The international women’s Day (March 8) is a day set aside globally to celebrate the achievements of women in all spheres of life, advocate for more opportunities for women and girls, and strategize to address challenges women and girls encounter in the course of achieving their goals. This year’s global theme is: I am generation equality: realizing women’s rights and the central objective is to take stock of progress made in promoting women’s rights since the adoption of the Beijing Platform for Action, 25 years ago.
It is against this backdrop that the Foundation for Partnership Initiatives in the Niger Delta (PIND) is organizing this one-day Roundtable today to, along with our partners and beneficiaries, take stock of the progress we have made in gender mainstreaming in the last 10 years in the Niger Delta.
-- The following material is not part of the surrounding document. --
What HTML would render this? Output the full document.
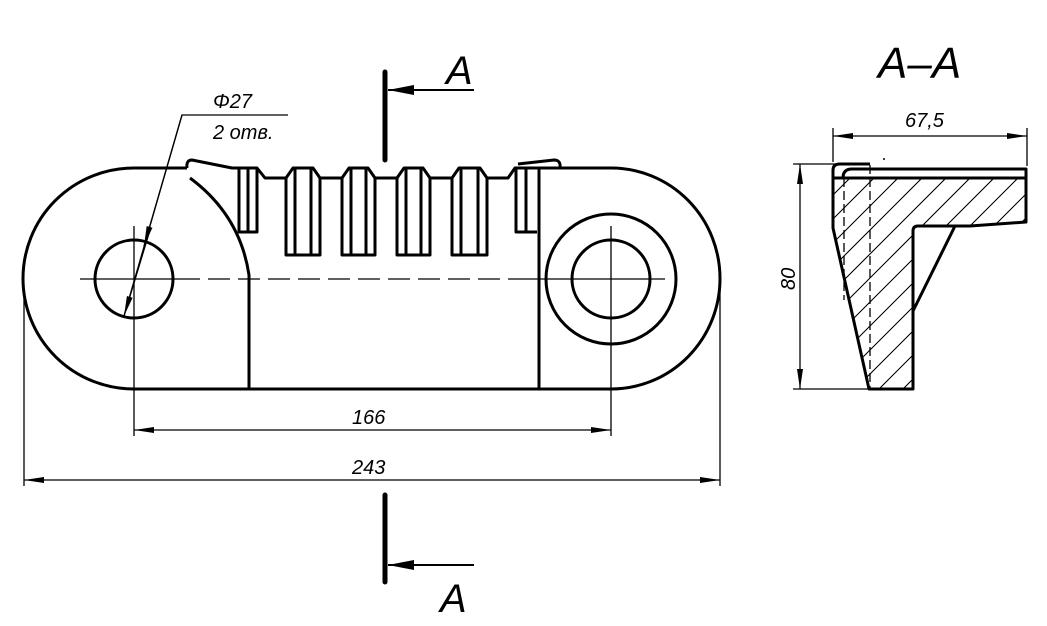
<!DOCTYPE html>
<html><head><meta charset="utf-8"><style>
html,body{margin:0;padding:0;background:#fff;}
svg{display:block;}
text{font-family:"Liberation Sans",sans-serif;font-style:italic;fill:#000;}
</style></head><body>
<svg width="1047" height="626" viewBox="0 0 1047 626" xmlns="http://www.w3.org/2000/svg">
<defs>
<marker id="ar" viewBox="0 0 20 6" refX="20" refY="3" markerWidth="20" markerHeight="6" markerUnits="userSpaceOnUse" orient="auto-start-reverse"><path d="M0,0 L20,3 L0,6 z" fill="#000"/></marker>
<marker id="ab" viewBox="0 0 26 10" refX="26" refY="5" markerWidth="26" markerHeight="10" markerUnits="userSpaceOnUse" orient="auto"><path d="M0,0 L26,5 L0,10 z" fill="#000"/></marker>
<clipPath id="sec"><path d="M833,178 L1026,178 L1026,222 L970,226 L918,226 Q913,226 913,231 L913,389 L869,389 L833,228 Z"/></clipPath>
</defs>
<g fill="none" stroke="#000">
<g stroke-width="3" stroke-linejoin="round">
<path d="M187,168 L134,168 A111,110.5 0 0 0 134,389 L611,389 A109,110.5 0 0 0 611,168 L560,168"/>
<path d="M187,168 Q186,160 192,160 L232,168 L238,168"/>
<path d="M190,178 Q240,215 249,275 L249,389"/>
<path d="M539,168 L539,389"/>
<path d="M518,164 L554,160 Q561,160 560,168 L539,168"/>
<circle cx="134" cy="279" r="39"/>
<circle cx="611" cy="279" r="39"/>
<circle cx="611" cy="279" r="65"/>
<path d="M238,168 L257,168 L265,178 L286,178 L293,168 L313,168 L320,178 L342,178 L349,168 L368,168 L375,178 L397,178 L404,168 L423,168 L430,178 L452,178 L459,168 L480,168 L487,178 L508,178 L515,168 L539,168"/>
<path d="M239,168 L239,232 L257,232 L257,168 M248,168 L248,232"/>
<path d="M516,168 L516,232 L537,232 M526,168 L526,232"/>
<path d="M286,178 L286,255 L320,255 L320,178 M295,168 L295,255 M311,168 L311,255"/>
<path d="M342,178 L342,255 L375,255 L375,178 M351,168 L351,255 M366,168 L366,255"/>
<path d="M397,178 L397,255 L430,255 L430,178 M406,168 L406,255 M421,168 L421,255"/>
<path d="M452,178 L452,255 L487,255 L487,178 M461,168 L461,255 M478,168 L478,255"/>
</g>
<g stroke-width="1.3">
<path d="M80,279 L178,279" />
<path d="M178,279 L520,279" stroke-dasharray="22,8"/>
<path d="M520,279 L665,279"/>
<path d="M134,226 L134,436 M611,226 L611,436"/>
<path d="M24,290 L24,486 M720,290 L720,486"/>
<path d="M134,430 L611,430" marker-start="url(#ar)" marker-end="url(#ar)"/>
<path d="M24,480 L720,480" marker-start="url(#ar)" marker-end="url(#ar)"/>
<path d="M288,115 L182,115 L124,316"/>
<path d="M182,115 L144,246" marker-end="url(#ar)"/>
<path d="M150,230 L124,316" marker-end="url(#ar)"/>
</g>
<path d="M385,72 L385,160 M385,495 L385,582" stroke-width="5" stroke-linecap="round"/>
<path d="M474,90 L388,90" stroke-width="2" marker-end="url(#ab)"/>
<path d="M474,565 L388,565" stroke-width="2" marker-end="url(#ab)"/>
<g clip-path="url(#sec)" stroke-width="1.1">
<path d="M554,450 L854,150 M578,450 L878,150 M602,450 L902,150 M626,450 L926,150 M650,450 L950,150 M674,450 L974,150 M698,450 L998,150 M722,450 L1022,150 M746,450 L1046,150 M770,450 L1070,150 M794,450 L1094,150 M818,450 L1118,150 M842,450 L1142,150 M866,450 L1166,150 M890,450 L1190,150 M914,450 L1214,150 M938,450 L1238,150 M962,450 L1262,150"/>
</g>
<g stroke-width="3" stroke-linejoin="round">
<path d="M833,178 L1026,178 L1026,222 L970,226 L918,226 Q913,226 913,231 L913,389 L869,389 L833,228 Z"/>
<path d="M833,178 L833,170 Q833,164 840,164 L870,164"/>
<path d="M843,178 Q843,169 852,169 L1026,169 L1026,178"/>
<path d="M955,226 L913,311"/>
</g>
<path d="M844,178 L844,300 M870,165 L870,389" stroke-width="1.3" stroke-dasharray="9,4"/>
<g stroke-width="1.3">
<path d="M833,128 L833,162 M1027,128 L1027,166"/>
<path d="M833,136 L1027,136" marker-start="url(#ar)" marker-end="url(#ar)"/>
<path d="M793,164 L870,164 M793,389 L869,389"/>
<path d="M800,164 L800,389" marker-start="url(#ar)" marker-end="url(#ar)"/>
</g>
</g>
<circle cx="884" cy="159" r="1" fill="#000"/>
<text x="446" y="84" font-size="40">A</text>
<text x="440" y="612" font-size="40">A</text>
<text x="878" y="78" font-size="44">A–A</text>
<text x="213" y="108" font-size="20">Φ27</text>
<text x="213" y="139" font-size="20">2 отв.</text>
<text x="352" y="424" font-size="20">166</text>
<text x="352" y="474" font-size="20">243</text>
<text x="905" y="127" font-size="20">67,5</text>
<text x="0" y="0" font-size="20" transform="translate(795,290) rotate(-90)">80</text>
</svg>
</body></html>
Distinguished ladies and gentlemen, this Roundtable offers us the opportunity to discuss and analyse where and how we have succeeded in empowering women economically and in creating women peace champions and change agents. In addition, we will discuss challenges impeding our progress in implementing gender strategies, and develop priority actions to address these challenges, building on the lessons we have learned together through these years.
Having stakeholders participate in the co-development of ideas, solutions and responsibilities is vital. More than ever before, we need dialogue platforms like this Roundtable to engage in meaningful discussions required for setting directions together and working smarter together towards gender equality in the Niger Delta. We cannot afford to be disconnected in vison and purpose at this critical time as the beginning of the sustainable development goal number 5 that we all yearn for in the region lies in effective dialogue and shared learning.
What we want to do today is to make this Roundtable very interactive. A team’s collective intelligence is predicted by how equally team members participate.
If we contribute actively to the Roundtable, I am confident that the outcomes from the discussions will play an important role in setting the economic development and peacebuilding gender equality agenda for us for the next decade of action and encourage innovative and localized solutions that can shape attainment of SDG number 5 in the Niger Delta.
Last but not least, I would like to thank you all in the room for coming. You are actually the Roundtable and I very much look forward to your discussions.